Historical Context: The Crypto Déjà Vu

If this feels familiar, it is. In 2017-2018, the cryptocurrency mining boom caused a similar shortage. GPU prices tripled, and DDR4 prices spiked as fabs pivoted to produce GDDR memory for mining cards.

However, there is a critical difference:

  • Crypto was volatile: Demand could (and did) crash overnight.
  • AI is structural: The demand for AI infrastructure is being driven by trillion-dollar capex plans from Microsoft, Google, Meta, and Amazon. This isn’t a bubble that will pop in six months; it’s a multi-year industrial shift.

Buying Advice: How to Survive the Squeeze

If you are planning a build in late 2025 or 2026, here is your survival guide:

1. Prioritize Capacity Over Speed

For most users, the difference between DDR5-6000 and DDR5-7200 is negligible in real-world gaming. However, the price gap is widening. Stick to the “sweet spot” speeds (currently 6000MT/s CL30) and avoid overpaying for bleeding-edge kits that are most affected by the shortage.

2. Buy Sooner Rather Than Later

If you are sitting on 16GB and thinking about upgrading to 32GB “someday,” make that day today. Spot market prices are leading indicators, and they are already flashing red. Retail prices typically lag by 4-6 weeks, so you have a small window before the full impact hits Amazon and Newegg.

3. Don’t Ignore the Used Market

Unlike SSDs, RAM is incredibly durable.
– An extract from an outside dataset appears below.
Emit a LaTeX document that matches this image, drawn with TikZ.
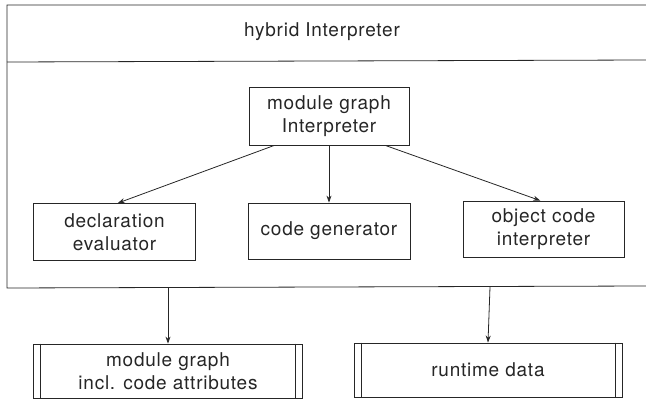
\documentclass[tikz,border=0pt]{standalone}
\usepackage{fontspec}
\setmainfont{TeX Gyre Heros}[LetterSpace=4]
\usetikzlibrary{calc,arrows.meta}
\tikzset{
  every node/.style={font=\fontsize{19}{22.5}\selectfont, text=black!85},
  boxnode/.style={draw=black!85, line width=0.8pt, rectangle, align=center, inner sep=0pt},
  conn/.style={draw=black!85, line width=0.8pt, -{Stealth[length=7pt,width=5pt]}},
  frameline/.style={draw=black!85, line width=0.8pt},
}
\begin{document}
\begin{tikzpicture}[x=1pt,y=-1pt]
\useasboundingbox (0,0) rectangle (646,401);
% outer frame (right side cut off by the page)
\draw[frameline] (646,5) -- (7,5) -- (7,288) -- (646,286);
\draw[frameline] (7,62) -- (646,60);
\node (title) at (322,32) {hybrid Interpreter};

\node[boxnode, minimum width=160pt, minimum height=58pt] (mgi) at (329,116) {module graph\\Interpreter};
\node[boxnode, minimum width=162pt, minimum height=57pt] (decl) at (114.5,232) {declaration\\evaluator};
\node[boxnode, minimum width=162pt, minimum height=56pt] (cgen) at (329,231) {code generator};
\node[boxnode, minimum width=161pt, minimum height=56pt] (obj) at (543.5,229) {object code\\interpreter};

\draw[conn] ($(mgi.south west)!0.16!(mgi.south east)$) -- ($(decl.north west)!0.52!(decl.north east)$);
\draw[conn] (mgi.south) -- (cgen.north);
\draw[conn] ($(mgi.south west)!0.85!(mgi.south east)$) -- ($(obj.north west)!0.48!(obj.north east)$);

\node[boxnode, minimum width=269pt, minimum height=54pt] (mgraph) at (168,371) {module graph\\incl. code attributes};
\node[boxnode, minimum width=268pt, minimum height=54pt] (rdata) at (488,370) {runtime data};
\foreach \n in {mgraph,rdata}{
  \draw[frameline] ($(\n.north west)+(7.5,0)$) -- ($(\n.south west)+(7.5,0)$);
  \draw[frameline] ($(\n.north east)+(-7.5,0)$) -- ($(\n.south east)+(-7.5,0)$);
}

\coordinate (fa) at (168,288);
\coordinate (fb) at (490,287);
\draw[conn] (fa) -- (mgraph.north);
\draw[conn] (fb) -- (rdata.north);
\end{tikzpicture}
\end{document}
Used DDR4 kits from reputable sellers on eBay or r/hardwareswap are often safe bets. With new DDR4 production plummeting, the used market will soon be the only reasonable source for high-capacity legacy kits.

4. Laptop Users: Check Your Slots

If you are buying a laptop in 2026, beware of soldered RAM. As memory becomes more expensive, manufacturers will likely cut costs by soldering 16GB (or even 8GB) directly to the board to save on connector costs. Always buy the configuration you need upfront, because the era of cheap, user-upgradeable SODIMMs is pausing.